§ COLLECTED DATA
--------

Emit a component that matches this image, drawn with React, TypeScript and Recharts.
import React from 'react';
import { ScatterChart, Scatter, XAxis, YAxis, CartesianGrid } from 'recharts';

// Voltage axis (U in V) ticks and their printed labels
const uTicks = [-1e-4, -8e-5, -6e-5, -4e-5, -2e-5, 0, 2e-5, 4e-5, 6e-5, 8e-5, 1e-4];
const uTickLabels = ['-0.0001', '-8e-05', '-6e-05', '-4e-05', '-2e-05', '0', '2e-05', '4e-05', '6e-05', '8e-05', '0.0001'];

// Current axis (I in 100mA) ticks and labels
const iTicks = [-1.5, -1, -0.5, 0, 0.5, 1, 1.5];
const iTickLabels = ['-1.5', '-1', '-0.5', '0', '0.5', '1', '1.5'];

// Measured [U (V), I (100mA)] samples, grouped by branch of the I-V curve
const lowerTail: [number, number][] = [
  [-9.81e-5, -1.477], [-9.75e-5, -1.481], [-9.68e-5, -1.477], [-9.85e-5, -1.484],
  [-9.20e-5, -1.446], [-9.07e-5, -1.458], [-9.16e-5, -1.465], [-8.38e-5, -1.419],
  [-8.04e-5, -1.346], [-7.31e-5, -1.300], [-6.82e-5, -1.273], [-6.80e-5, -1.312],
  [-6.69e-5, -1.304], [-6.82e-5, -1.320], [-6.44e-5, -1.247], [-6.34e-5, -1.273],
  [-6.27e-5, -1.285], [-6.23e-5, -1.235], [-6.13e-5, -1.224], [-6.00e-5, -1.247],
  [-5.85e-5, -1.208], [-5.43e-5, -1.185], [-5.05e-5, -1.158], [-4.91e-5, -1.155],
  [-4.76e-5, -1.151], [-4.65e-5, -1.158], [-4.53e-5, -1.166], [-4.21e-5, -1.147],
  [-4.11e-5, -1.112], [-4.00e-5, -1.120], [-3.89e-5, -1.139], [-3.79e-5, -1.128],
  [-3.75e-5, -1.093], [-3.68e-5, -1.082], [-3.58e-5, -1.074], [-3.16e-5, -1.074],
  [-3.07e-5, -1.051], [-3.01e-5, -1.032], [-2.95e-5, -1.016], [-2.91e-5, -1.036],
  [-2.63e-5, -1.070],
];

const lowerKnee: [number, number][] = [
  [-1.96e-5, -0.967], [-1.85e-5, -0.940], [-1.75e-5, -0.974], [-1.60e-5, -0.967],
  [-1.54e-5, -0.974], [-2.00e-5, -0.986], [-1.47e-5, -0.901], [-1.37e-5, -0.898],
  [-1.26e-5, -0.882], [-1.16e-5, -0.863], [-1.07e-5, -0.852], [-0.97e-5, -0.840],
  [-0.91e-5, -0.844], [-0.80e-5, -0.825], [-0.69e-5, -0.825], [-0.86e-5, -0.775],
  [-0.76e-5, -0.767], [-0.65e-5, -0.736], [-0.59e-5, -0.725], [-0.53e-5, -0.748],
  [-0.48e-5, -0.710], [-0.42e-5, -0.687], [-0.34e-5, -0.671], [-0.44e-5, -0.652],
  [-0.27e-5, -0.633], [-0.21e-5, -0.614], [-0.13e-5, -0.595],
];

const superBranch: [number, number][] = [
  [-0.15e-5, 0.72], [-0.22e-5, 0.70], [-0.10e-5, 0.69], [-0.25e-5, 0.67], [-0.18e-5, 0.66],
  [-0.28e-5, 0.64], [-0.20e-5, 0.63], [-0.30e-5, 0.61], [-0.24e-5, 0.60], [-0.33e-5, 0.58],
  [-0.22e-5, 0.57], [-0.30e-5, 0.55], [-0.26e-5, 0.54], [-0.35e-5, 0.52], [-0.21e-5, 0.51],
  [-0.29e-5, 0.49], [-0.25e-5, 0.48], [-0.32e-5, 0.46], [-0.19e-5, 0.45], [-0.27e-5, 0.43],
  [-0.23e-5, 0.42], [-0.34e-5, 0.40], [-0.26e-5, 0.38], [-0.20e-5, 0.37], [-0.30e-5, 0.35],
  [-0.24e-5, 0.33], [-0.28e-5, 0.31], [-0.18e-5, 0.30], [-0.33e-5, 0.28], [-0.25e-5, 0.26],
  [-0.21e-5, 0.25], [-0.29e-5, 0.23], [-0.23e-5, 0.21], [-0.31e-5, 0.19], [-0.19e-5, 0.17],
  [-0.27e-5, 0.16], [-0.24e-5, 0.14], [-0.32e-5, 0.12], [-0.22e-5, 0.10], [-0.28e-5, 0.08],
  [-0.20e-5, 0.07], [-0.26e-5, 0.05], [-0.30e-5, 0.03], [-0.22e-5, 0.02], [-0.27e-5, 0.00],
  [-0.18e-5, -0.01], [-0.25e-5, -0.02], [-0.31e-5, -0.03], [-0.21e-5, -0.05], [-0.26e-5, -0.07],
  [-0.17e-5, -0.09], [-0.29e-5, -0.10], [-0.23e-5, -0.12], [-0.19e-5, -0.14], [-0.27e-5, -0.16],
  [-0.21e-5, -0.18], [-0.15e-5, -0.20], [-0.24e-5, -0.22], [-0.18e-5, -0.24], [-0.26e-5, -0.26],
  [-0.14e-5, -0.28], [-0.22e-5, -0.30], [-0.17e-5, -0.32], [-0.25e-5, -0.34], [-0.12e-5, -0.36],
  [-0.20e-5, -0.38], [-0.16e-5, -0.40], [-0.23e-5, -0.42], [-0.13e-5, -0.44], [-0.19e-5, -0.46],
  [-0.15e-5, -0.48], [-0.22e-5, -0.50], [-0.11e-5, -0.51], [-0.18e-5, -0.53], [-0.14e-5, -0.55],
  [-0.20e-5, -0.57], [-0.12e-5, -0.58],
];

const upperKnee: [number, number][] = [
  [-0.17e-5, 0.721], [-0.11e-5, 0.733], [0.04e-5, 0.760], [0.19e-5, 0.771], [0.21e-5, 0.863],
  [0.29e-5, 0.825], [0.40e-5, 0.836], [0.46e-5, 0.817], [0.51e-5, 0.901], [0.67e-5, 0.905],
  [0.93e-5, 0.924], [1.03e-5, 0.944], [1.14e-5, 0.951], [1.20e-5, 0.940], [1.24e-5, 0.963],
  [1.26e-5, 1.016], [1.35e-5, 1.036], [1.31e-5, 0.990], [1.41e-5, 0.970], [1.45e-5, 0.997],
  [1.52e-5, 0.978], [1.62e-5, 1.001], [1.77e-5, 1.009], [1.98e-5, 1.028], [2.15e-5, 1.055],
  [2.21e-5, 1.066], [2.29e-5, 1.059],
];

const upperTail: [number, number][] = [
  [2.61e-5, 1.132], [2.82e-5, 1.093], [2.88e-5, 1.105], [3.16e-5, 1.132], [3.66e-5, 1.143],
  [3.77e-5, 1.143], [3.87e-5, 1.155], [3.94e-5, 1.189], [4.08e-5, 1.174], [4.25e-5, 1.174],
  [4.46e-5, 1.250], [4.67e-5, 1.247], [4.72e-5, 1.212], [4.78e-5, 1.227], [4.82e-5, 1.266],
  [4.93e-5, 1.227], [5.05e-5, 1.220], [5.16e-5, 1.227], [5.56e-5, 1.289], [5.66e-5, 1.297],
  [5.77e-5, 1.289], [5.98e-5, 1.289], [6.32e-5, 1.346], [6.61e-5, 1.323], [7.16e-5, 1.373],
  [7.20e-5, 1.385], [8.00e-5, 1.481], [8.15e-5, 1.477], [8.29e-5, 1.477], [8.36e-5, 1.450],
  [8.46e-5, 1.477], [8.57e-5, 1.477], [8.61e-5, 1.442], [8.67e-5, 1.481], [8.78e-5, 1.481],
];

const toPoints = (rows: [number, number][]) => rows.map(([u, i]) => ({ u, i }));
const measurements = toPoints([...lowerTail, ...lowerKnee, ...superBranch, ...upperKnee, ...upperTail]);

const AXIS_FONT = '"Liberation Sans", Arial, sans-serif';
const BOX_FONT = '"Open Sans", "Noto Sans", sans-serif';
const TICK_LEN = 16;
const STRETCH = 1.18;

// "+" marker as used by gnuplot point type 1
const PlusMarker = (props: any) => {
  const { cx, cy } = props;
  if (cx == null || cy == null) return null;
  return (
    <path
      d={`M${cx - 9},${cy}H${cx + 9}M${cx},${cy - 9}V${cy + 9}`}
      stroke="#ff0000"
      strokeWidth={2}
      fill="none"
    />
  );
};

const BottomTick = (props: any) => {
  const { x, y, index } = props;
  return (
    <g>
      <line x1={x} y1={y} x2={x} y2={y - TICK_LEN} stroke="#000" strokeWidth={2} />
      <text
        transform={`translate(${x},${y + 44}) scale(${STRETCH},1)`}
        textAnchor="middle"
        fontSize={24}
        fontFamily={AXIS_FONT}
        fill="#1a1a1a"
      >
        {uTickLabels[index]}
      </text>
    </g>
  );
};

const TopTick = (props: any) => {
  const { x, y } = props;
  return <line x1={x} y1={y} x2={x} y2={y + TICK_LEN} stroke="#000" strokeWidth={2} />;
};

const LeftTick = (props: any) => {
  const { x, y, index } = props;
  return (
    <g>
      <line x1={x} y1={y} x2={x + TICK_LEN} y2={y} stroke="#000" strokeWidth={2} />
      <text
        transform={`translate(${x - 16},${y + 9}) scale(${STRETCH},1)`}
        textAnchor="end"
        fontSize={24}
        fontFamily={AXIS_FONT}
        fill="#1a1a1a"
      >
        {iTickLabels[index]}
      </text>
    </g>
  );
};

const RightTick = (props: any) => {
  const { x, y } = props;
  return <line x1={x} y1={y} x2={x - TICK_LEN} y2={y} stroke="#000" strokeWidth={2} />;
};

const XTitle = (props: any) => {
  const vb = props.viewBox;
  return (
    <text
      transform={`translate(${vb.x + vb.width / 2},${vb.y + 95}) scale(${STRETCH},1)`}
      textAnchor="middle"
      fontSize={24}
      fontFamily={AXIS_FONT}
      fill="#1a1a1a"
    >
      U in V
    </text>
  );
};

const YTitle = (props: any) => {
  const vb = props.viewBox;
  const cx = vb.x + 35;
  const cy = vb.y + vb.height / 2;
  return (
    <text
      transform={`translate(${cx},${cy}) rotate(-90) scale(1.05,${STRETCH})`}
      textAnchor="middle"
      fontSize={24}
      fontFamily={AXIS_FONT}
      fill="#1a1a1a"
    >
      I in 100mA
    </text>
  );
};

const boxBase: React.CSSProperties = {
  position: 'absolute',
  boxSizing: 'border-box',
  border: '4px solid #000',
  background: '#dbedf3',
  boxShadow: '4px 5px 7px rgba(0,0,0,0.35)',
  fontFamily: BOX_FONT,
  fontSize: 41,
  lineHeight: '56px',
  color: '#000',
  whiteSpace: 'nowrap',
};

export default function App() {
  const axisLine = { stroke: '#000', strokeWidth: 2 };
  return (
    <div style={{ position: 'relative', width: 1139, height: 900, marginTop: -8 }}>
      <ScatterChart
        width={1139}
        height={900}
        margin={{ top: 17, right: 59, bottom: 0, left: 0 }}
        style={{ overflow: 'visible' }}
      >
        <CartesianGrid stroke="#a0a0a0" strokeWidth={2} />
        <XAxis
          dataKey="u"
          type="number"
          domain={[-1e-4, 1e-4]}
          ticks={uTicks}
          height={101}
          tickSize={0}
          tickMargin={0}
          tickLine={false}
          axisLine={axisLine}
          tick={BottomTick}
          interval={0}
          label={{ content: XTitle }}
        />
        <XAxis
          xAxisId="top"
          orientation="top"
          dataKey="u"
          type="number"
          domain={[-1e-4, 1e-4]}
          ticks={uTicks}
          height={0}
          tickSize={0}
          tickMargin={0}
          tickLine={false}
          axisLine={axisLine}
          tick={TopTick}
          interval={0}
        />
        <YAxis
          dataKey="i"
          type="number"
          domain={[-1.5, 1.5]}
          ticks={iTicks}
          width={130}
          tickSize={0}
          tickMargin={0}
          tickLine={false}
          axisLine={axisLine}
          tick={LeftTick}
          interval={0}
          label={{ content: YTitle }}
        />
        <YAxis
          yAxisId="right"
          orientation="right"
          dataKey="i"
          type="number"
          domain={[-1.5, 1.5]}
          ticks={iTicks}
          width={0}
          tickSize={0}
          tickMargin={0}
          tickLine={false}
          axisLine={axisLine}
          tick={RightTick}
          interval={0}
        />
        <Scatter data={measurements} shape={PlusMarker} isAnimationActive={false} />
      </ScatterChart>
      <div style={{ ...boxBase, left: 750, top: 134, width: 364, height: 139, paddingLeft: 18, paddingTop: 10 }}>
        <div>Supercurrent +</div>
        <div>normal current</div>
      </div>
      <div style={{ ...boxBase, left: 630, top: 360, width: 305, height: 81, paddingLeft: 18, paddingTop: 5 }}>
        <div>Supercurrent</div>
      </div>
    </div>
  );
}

--------

§ EXERCISE GOAL
From the listing, copy every line where the string "React" appears.

§ COMPLETED EXERCISE
Emit a component that matches this image, drawn with React, TypeScript and Recharts.
import React from 'react';
const boxBase: React.CSSProperties = {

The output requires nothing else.